Dana Grigorcea (German)
A 2022 laureate of the Schweizer Literaturpreise, Dana Grigorcea was born in Bucharest, but has been living in Zurich since 2007. She works as a journalist and a writer, and made her debut in literature in 2011 with Baba Rada: Das Leben ist vergänglich wie die Kopfhaare and has since wrote other novels and children books in German. Her most recent novel, Die Nicht Sterben (Those Who Don’t Die) blends reality and fairytale, with a touch of thriller, and focuses on everyday life of Romanian society before and after Ceaușescu. It has received stellar reviews in the German-speaking countries, while the German TV channel MDR called it “the ultimate Dracula story for the 21st century”.
Attila Bartis (Hungarian)
Writer, photographer and dramatist Attila Bartis was born in Târgu Mureș and left Romania at 16, settling in Budapest with his father.
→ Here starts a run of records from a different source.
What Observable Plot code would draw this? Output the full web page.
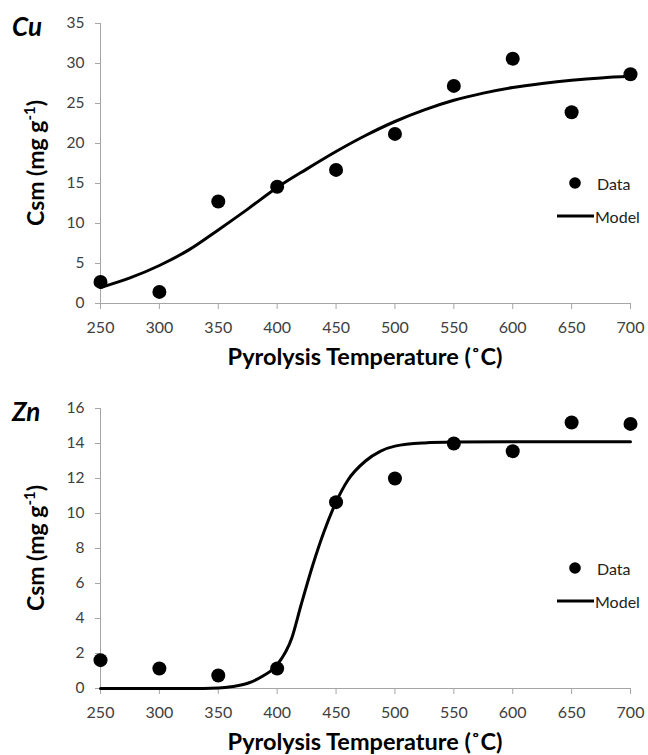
<!DOCTYPE html>
<html>
<head>
<meta charset="utf-8">
<script src="https://cdn.jsdelivr.net/npm/d3@7"></script>
<script src="https://cdn.jsdelivr.net/npm/@observablehq/plot@0.6"></script>
<style>
  html, body { margin: 0; padding: 0; background: #fff; }
  #chart { width: 648px; }
  #chart svg { display: block; }
</style>
</head>
<body>
<div id="chart"></div>
<script>
// ---- Data ----
const temperatures = [250, 300, 350, 400, 450, 500, 550, 600, 650, 700];
const xTicks = [250, 300, 350, 400, 450, 500, 550, 600, 650, 700];

// Cu panel
const cuData = [2.7, 1.45, 12.75, 14.6, 16.7, 21.2, 27.2, 30.6, 23.9, 28.65];
const cuModelT = [250, 275, 300, 325, 350, 375, 400, 425, 450, 475, 500, 525, 550, 575, 600, 625, 650, 675, 700];
const cuModelY = [2.0, 3.2, 4.75, 6.7, 9.2, 11.8, 14.5, 16.8, 19.0, 21.0, 22.75, 24.2, 25.4, 26.3, 27.0, 27.5, 27.9, 28.2, 28.4];
const cuYTicks = [0, 5, 10, 15, 20, 25, 30, 35];

// Zn panel
const znData = [1.62, 1.14, 0.74, 1.14, 10.65, 12.0, 14.0, 13.56, 15.2, 15.12];
const znModelT = [250, 300, 325, 350, 362.5, 375, 387.5, 400, 412.5, 420, 430, 440, 450, 460, 475, 487.5, 500, 525, 550, 600, 650, 700];
const znModelY = [0, 0, 0, 0.03, 0.12, 0.3, 0.7, 1.35, 2.9, 4.7, 7.0, 9.0, 10.65, 11.9, 13.0, 13.55, 13.85, 14.03, 14.08, 14.1, 14.1, 14.1];
const znYTicks = [0, 2, 4, 6, 8, 10, 12, 14, 16];

const panels = [
  {label: "Cu", data: cuData, modelT: cuModelT, modelY: cuModelY, yTicks: cuYTicks, height: 385},
  {label: "Zn", data: znData, modelT: znModelT, modelY: znModelY, yTicks: znYTicks, height: 370}
];

const axisGray = "#a6a6a6";
const tickText = "#404040";
const FONT = "Lato, 'Open Sans', sans-serif";

function makePanel(p) {
  const points = temperatures.map((t, i) => ({t, v: p.data[i]}));
  const model = p.modelT.map((t, i) => ({t, v: p.modelY[i]}));
  const yMax = p.yTicks[p.yTicks.length - 1];
  const svg = Plot.plot({
    width: 648,
    height: p.height,
    marginTop: 23,
    marginBottom: p.height - 303,
    marginLeft: 100,
    marginRight: 18,
    style: {fontFamily: FONT, background: "white", overflow: "visible"},
    x: {domain: [250, 700]},
    y: {domain: [0, yMax]},
    marks: [
      Plot.axisX({ticks: xTicks, tickSize: 6, tickPadding: 12, fontSize: 16, stroke: axisGray, fill: tickText, label: null, tickFormat: d => String(d)}),
      Plot.axisY({ticks: p.yTicks, tickSize: 5, tickPadding: 11, fontSize: 15.5, stroke: axisGray, fill: tickText, label: null, tickFormat: d => String(d)}),
      Plot.ruleX([250], {stroke: axisGray}),
      Plot.ruleY([0], {stroke: axisGray}),
      Plot.line(model, {x: "t", y: "v", curve: "monotone-x", stroke: "black", strokeWidth: 3}),
      Plot.dot(points, {x: "t", y: "v", r: 7, fill: "black"})
    ]
  });

  const s = d3.select(svg);
  // panel label
  s.append("text")
    .attr("x", 12).attr("y", 36).attr("text-anchor", "start")
    .attr("font-family", FONT).attr("font-weight", "bold").attr("font-style", "italic")
    .attr("font-size", 26).attr("fill", "black")
    .text(p.label);
  // x title
  s.append("text")
    .attr("x", 365).attr("y", 356)
    .attr("text-anchor", "middle").attr("dominant-baseline", "central")
    .attr("font-family", FONT).attr("font-weight", "bold").attr("font-size", 23.5).attr("fill", "black")
    .text("Pyrolysis Temperature (˚C)");
  // y title with superscript
  const yt = s.append("text")
    .attr("transform", "translate(44,163) rotate(-90)")
    .attr("text-anchor", "middle")
    .attr("font-family", FONT).attr("font-weight", "bold").attr("font-size", 23).attr("fill", "black");
  yt.append("tspan").text("Csm (mg g");
  yt.append("tspan").attr("dy", -9).attr("font-size", 15).text("-1");
  yt.append("tspan").attr("dy", 9).text(")");
  // legend
  const lg = s.append("g").attr("font-family", FONT).attr("font-size", 16).attr("fill", "#222").attr("text-anchor", "start");
  lg.append("circle").attr("cx", 575).attr("cy", 183).attr("r", 5.8).attr("fill", "black");
  lg.append("text").attr("x", 597).attr("y", 183).attr("dominant-baseline", "central").text("Data");
  lg.append("line").attr("x1", 557).attr("x2", 594).attr("y1", 216).attr("y2", 216).attr("stroke", "black").attr("stroke-width", 3);
  lg.append("text").attr("x", 595).attr("y", 216).attr("dominant-baseline", "central").text("Model");
  return svg;
}

const chart = document.getElementById("chart");
panels.forEach(p => chart.appendChild(makePanel(p)));
</script>
</body>
</html>
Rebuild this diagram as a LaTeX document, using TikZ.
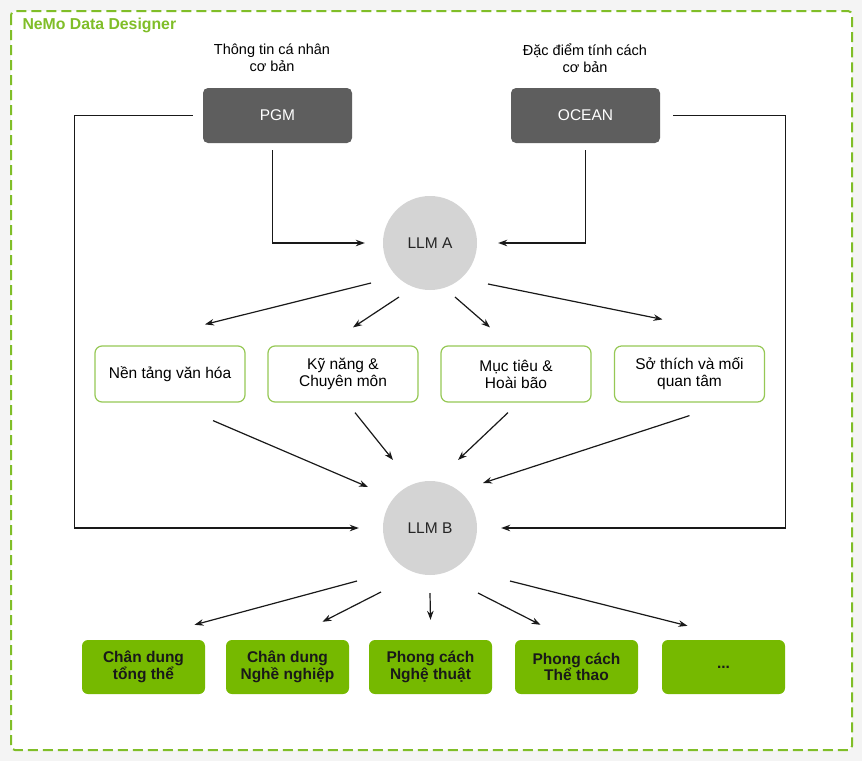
\documentclass[tikz,border=0pt]{standalone}
\usepackage{fontspec}
\setmainfont{Liberation Sans}
\usetikzlibrary{positioning,calc,arrows.meta}
\tikzset{>={Stealth[length=9pt,width=6.5pt]}}
\definecolor{nvgreen}{RGB}{118,185,0}
\definecolor{framegreen}{RGB}{128,190,40}
\definecolor{softgreen}{RGB}{150,200,85}
\definecolor{darkbox}{RGB}{94,94,94}
\definecolor{llmgray}{RGB}{212,212,212}
\definecolor{pagegray}{RGB}{244,244,244}
\tikzset{
  basefont/.style={font=\fontsize{15.5}{17}\selectfont},
  srcbox/.style={basefont,fill=darkbox,text=white,rounded corners=5pt,minimum width=149pt,minimum height=55pt},
  llm/.style={basefont,circle,fill=llmgray,text=black!85,minimum size=94pt,inner sep=0pt},
  traitbox/.style={basefont,draw=softgreen,line width=1.2pt,fill=white,rounded corners=7pt,minimum width=150pt,minimum height=56pt,align=center},
  outbox/.style={font=\bfseries\fontsize{15.5}{16.5}\selectfont,fill=nvgreen,text=black!90,rounded corners=6pt,minimum width=123pt,minimum height=54pt,align=center},
  caption/.style={font=\fontsize{14.5}{17}\selectfont,align=center},
  link/.style={->,line width=1.2pt,black!90}
}
\begin{document}
\begin{tikzpicture}[x=1pt,y=-1pt]
\useasboundingbox (0,0) rectangle (862,761);
\fill[pagegray] (0,0) rectangle (862,761);
\draw[framegreen,fill=white,line width=2pt,dash pattern=on 10pt off 5pt,rounded corners=4pt] (11,11) rectangle (852,750);
\node[anchor=west,font=\bfseries\fontsize{15.8}{17}\selectfont,text=framegreen] (title) at (19,25) {NeMo Data Designer};

\node[caption] (capA) at (272,58) {Thông tin cá nhân\\cơ bản};
\node[caption] (capB) at (585,58) {Đặc điểm tính cách\\cơ bản};
\node[srcbox] (pgm) at (277.5,115.5) {PGM};
\node[srcbox] (ocean) at (585.5,115.5) {OCEAN};

\node[llm] (llmA) at (430,243) {LLM A};
\node[llm] (llmB) at (430,528) {LLM B};

\node[traitbox] (cult) at (170,374) {Nền tảng văn hóa};
\node[traitbox] (skill) at (343,374) {Kỹ năng \&\\Chuyên môn};
\node[traitbox] (goal) at (516,374) {Mục tiêu \&\\Hoài bão};
\node[traitbox] (hobby) at (689.5,374) {Sở thích và mối\\quan tâm};

\node[outbox] (whole) at (143.5,667) {Chân dung\\tổng thể};
\node[outbox] (career) at (287.5,667) {Chân dung\\Nghề nghiệp};
\node[outbox] (art) at (430.5,667) {Phong cách\\Nghệ thuật};
\node[outbox] (sport) at (576.5,667) {Phong cách\\Thể thao};
\node[outbox] (more) at (723.5,667) {...};

\draw[link,shorten >=18pt] ($(pgm.south)+(-5,7)$) |- (llmA.west);
\draw[link,shorten >=21pt] ($(ocean.south)+(0,7)$) |- (llmA.east);
\draw[link,shorten <=10pt,shorten >=24pt] (pgm.west) -- ++(-128,0) |- (llmB.west);
\draw[link,shorten <=13pt,shorten >=24pt] (ocean.east) -- ++(125,0) |- (llmB.east);

\draw[link] ($(llmA)+(-59,40)$) -- ($(cult.north)+(35,-21)$);
\draw[link] ($(llmA)+(-31,54)$) -- ($(skill.north)+(10,-18)$);
\draw[link] ($(llmA)+(25,54)$) -- ($(goal.north)+(-26,-18)$);
\draw[link] ($(llmA)+(58,41)$) -- ($(hobby.north)+(-27,-26)$);

\draw[link] ($(cult.south)+(43,18)$) -- ($(llmB)+(-62,-41)$);
\draw[link] ($(skill.south)+(12,10)$) -- ($(llmB)+(-37,-68)$);
\draw[link] ($(goal.south)+(-8,10)$) -- ($(llmB)+(28,-68)$);
\draw[link] ($(hobby.south)+(0,13)$) -- ($(llmB)+(53,-45)$);

\draw[link] ($(llmB)+(-73,53)$) -- ($(whole.north)+(51,-15)$);
\draw[link] ($(llmB)+(-49,64)$) -- ($(career.north)+(35,-18)$);
\draw[link] ($(llmB)+(0,65)$) -- ($(art.north)+(0,-20)$);
\draw[link] ($(llmB)+(48,65)$) -- ($(sport.north)+(-36,-15)$);
\draw[link] ($(llmB)+(80,53)$) -- ($(more.north)+(-36,-14)$);
\end{tikzpicture}
\end{document}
His first novel was published in 1995 and he followed it with a short story collection, but it was in 2001, when he published A nyugalom (Tranquility), considered his best work to date, that he became more prominent. The novel has been made into a film and a theater play that Bartis adapted himself. Set in communist-era Budapest, Tranquility is a psychological novel that follows a writer and his dysfunctional relationship with his mother and other women.
Irina Teodorescu (French)
Born in 1979, Irina Teodorescu left to France in 1998, where she’s worked as a graphic designer and started a small communication agency with two friends. She’s written four novels to date, and it is actually her first one, published in 2014, La Malédiction du bandit moustachu (The Curse of the Moustached Bandit) that drew the attention of Le Figaro littéraire, which named her one of the ten new people to watch in the 2014 literary season. The novel, a picaresque saga that centers around a mustachioed bandit, a sort of Romanian Robin Hood, won Teodorescu two literary prizes in 2014.